North Korea has about 100 mobile launch platforms for ballistic missiles, which could pose the biggest threat to South Korea if the regime succeeds in miniaturizing nuclear warheads.
It would be hard to detect these heavy trucks and strike them because they keep moving around.
A government source in Seoul on Wednesday said South Korean and U.S. intelligence agencies believe that the North has some 100 of these platforms for medium-range ballistic missiles such as the Scud and Rodong, which have all of South Korea within range.
There are about 27 to 40 mobile launch platforms for the Scud missiles, which have a range between 300 and 1,000 km; 27 to 40 for the Rodong missiles with a range of 1,300 km, and 14 for the Musudan missiles with a range between 3,000 and 4,000 km.
The North has an estimated 640 Scud missiles and 150 to 250 Rodong missiles.
The mobile missile launchers would make it harder for South Korea and the U.S. to launch a pre-emptive strike using the so-called "kill chain" in an emergency. A "kill chain" is the process of detecting, identifying and intercepting missiles.
The Defense Ministry has mapped out a plan to establish a 30-minute "kill chain" system by 2015. A spokesman on Wednesday said this includes ship-to-shore and submarine-to-ground cruise missiles.
The ship-to-shore missiles have a range of 500 to 1,000 km and are deployed on Aegis destroyers and Korean Destroyer (KD) vessels.
The submarine-to-ground missiles have a range of more than 500 km. The missiles have already been deployed since last year, but the ministry for some reason failed to announce this.
Some pundits believe the ministry is exaggerating the power of the "kill chain" and new missiles to calm anxiety in the wake of the North's nuclear test.
During the Gulf War in 1991, the U.S. had a great deal of trouble finding and destroying Iraq's mobile Scud missile launch platforms. It sent aircraft on as many as 1,460 sorties to hunt Scud missiles and boasted that they destroyed some 100 such missile platforms. But analysis afterward showed that not a single Scud missile launch platform was destroyed completely.

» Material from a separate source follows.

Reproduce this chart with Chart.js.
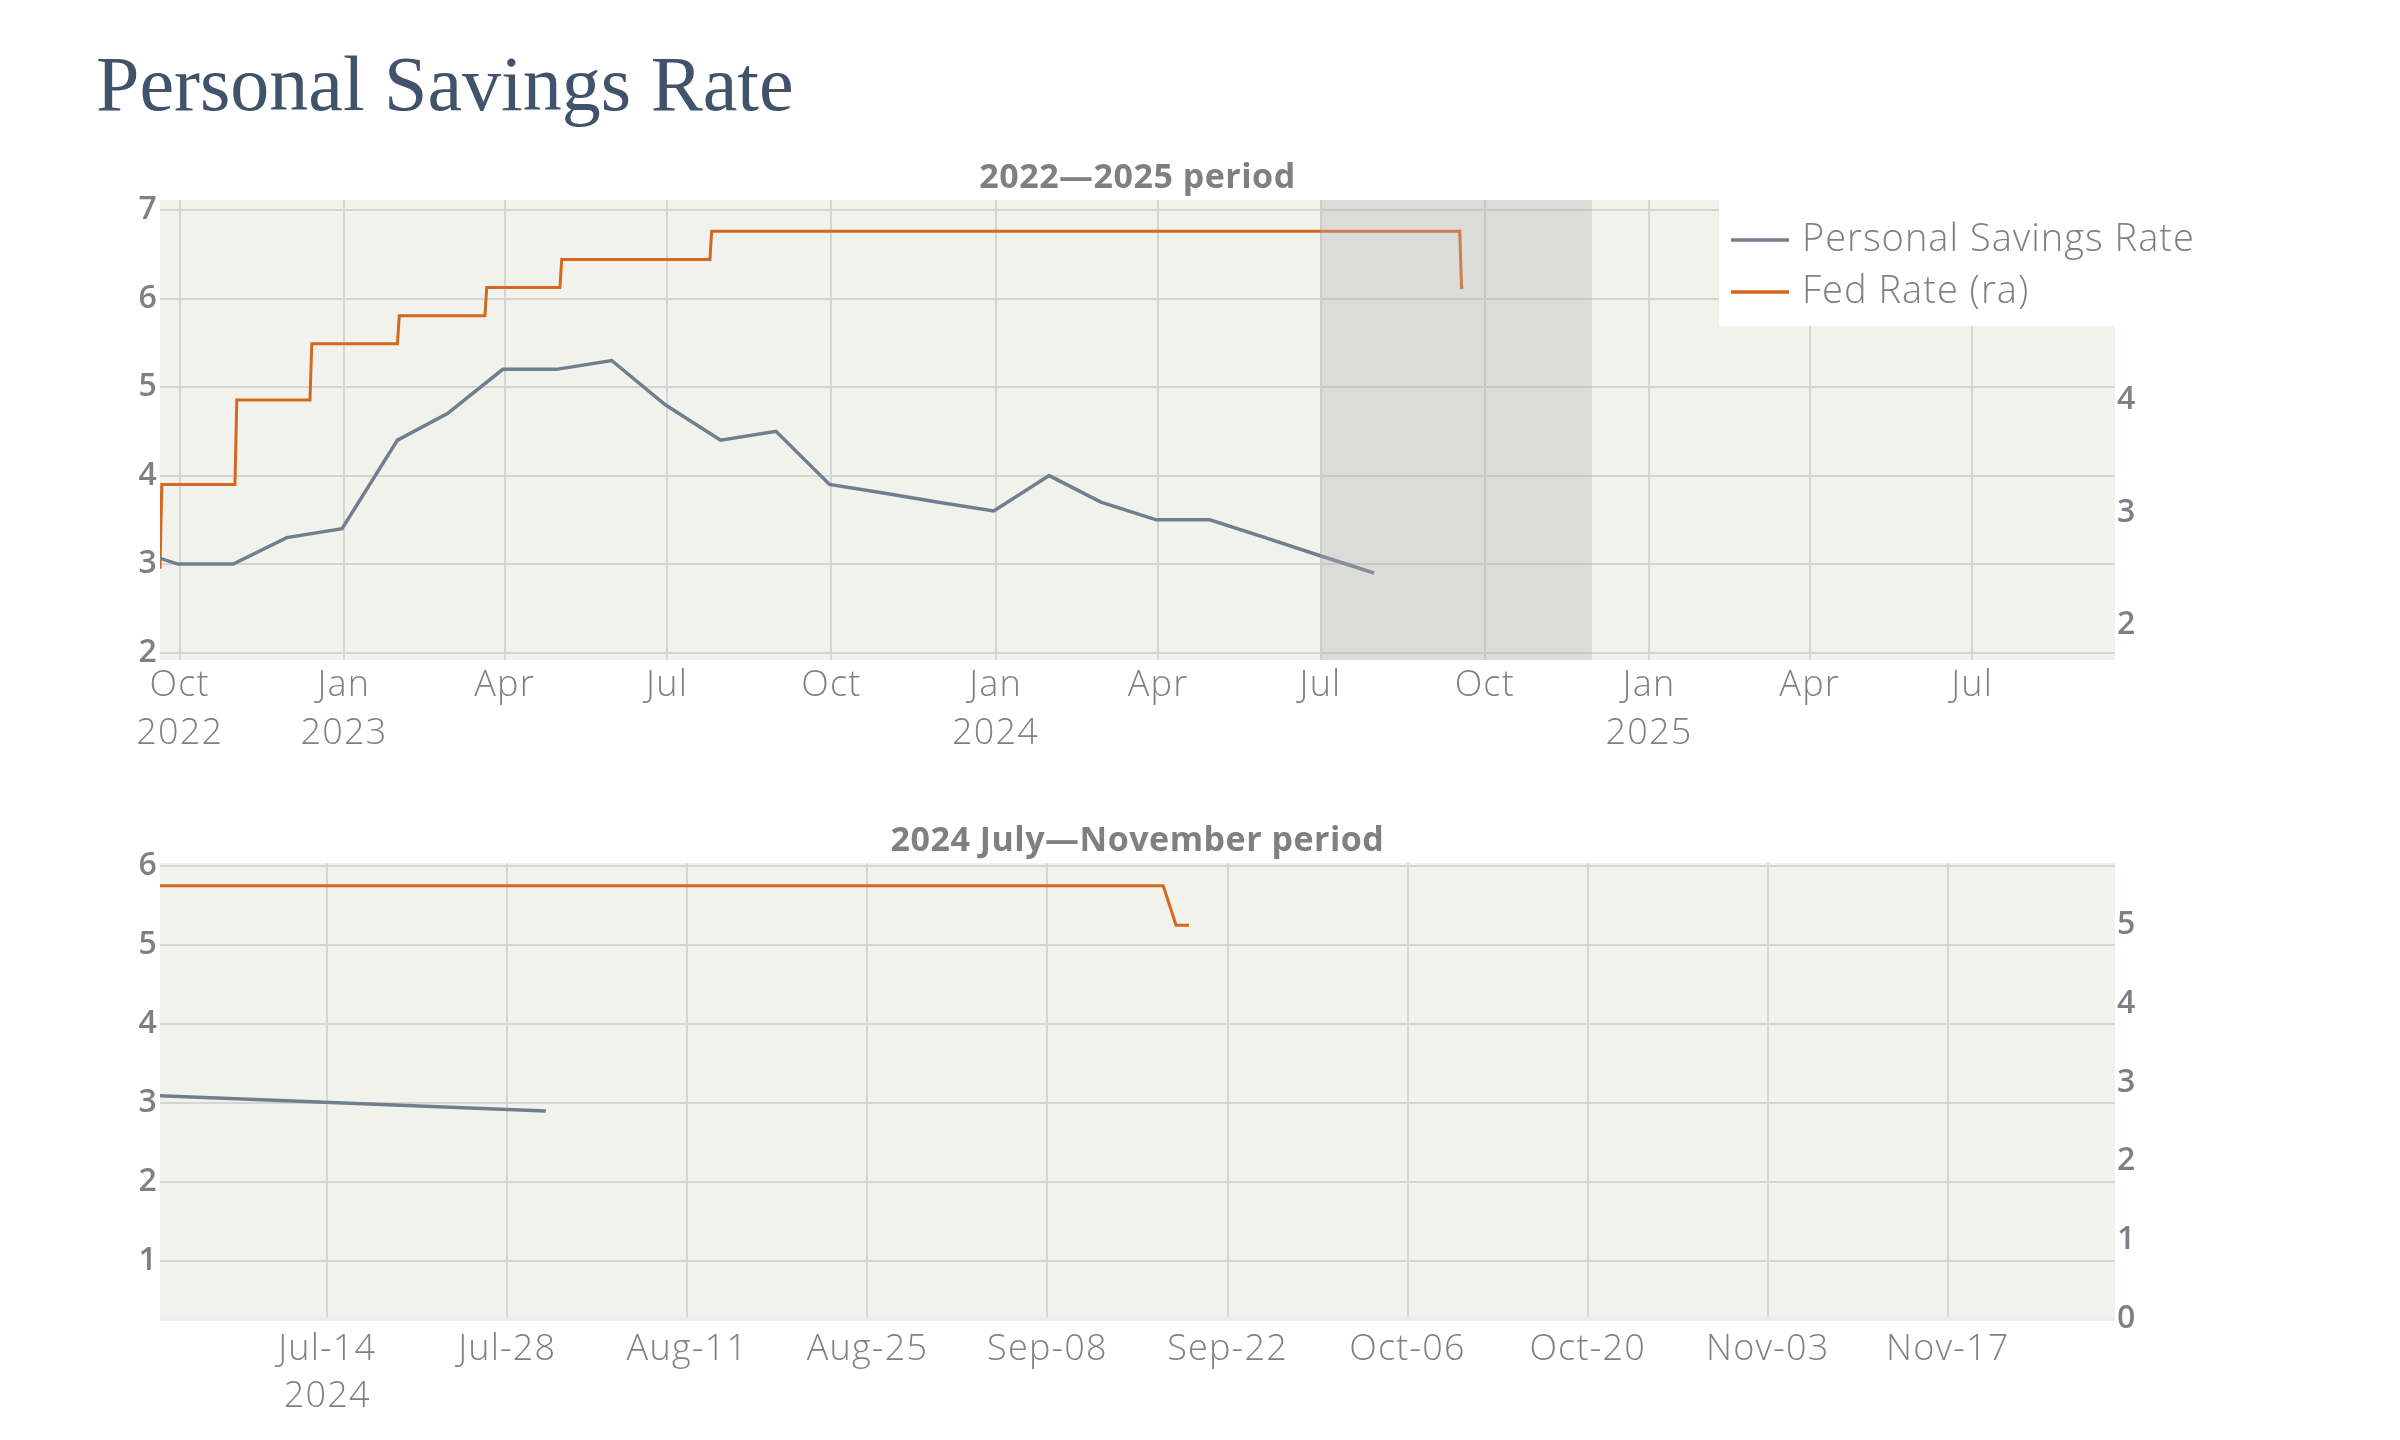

It is not impossible to detect Scud or Rodong missiles, which use liquid fuel, before they are launched, because it takes between an hour-and-a-half to three hours to fuel them up. But experts say that detecting is one thing and destroying another.
Prof. Kim Yul-soo of Sungshin Women's University said, "It's difficult to detect mobile launch platforms, and even if we do they could have moved on by the time the intercept missiles are ready to fire."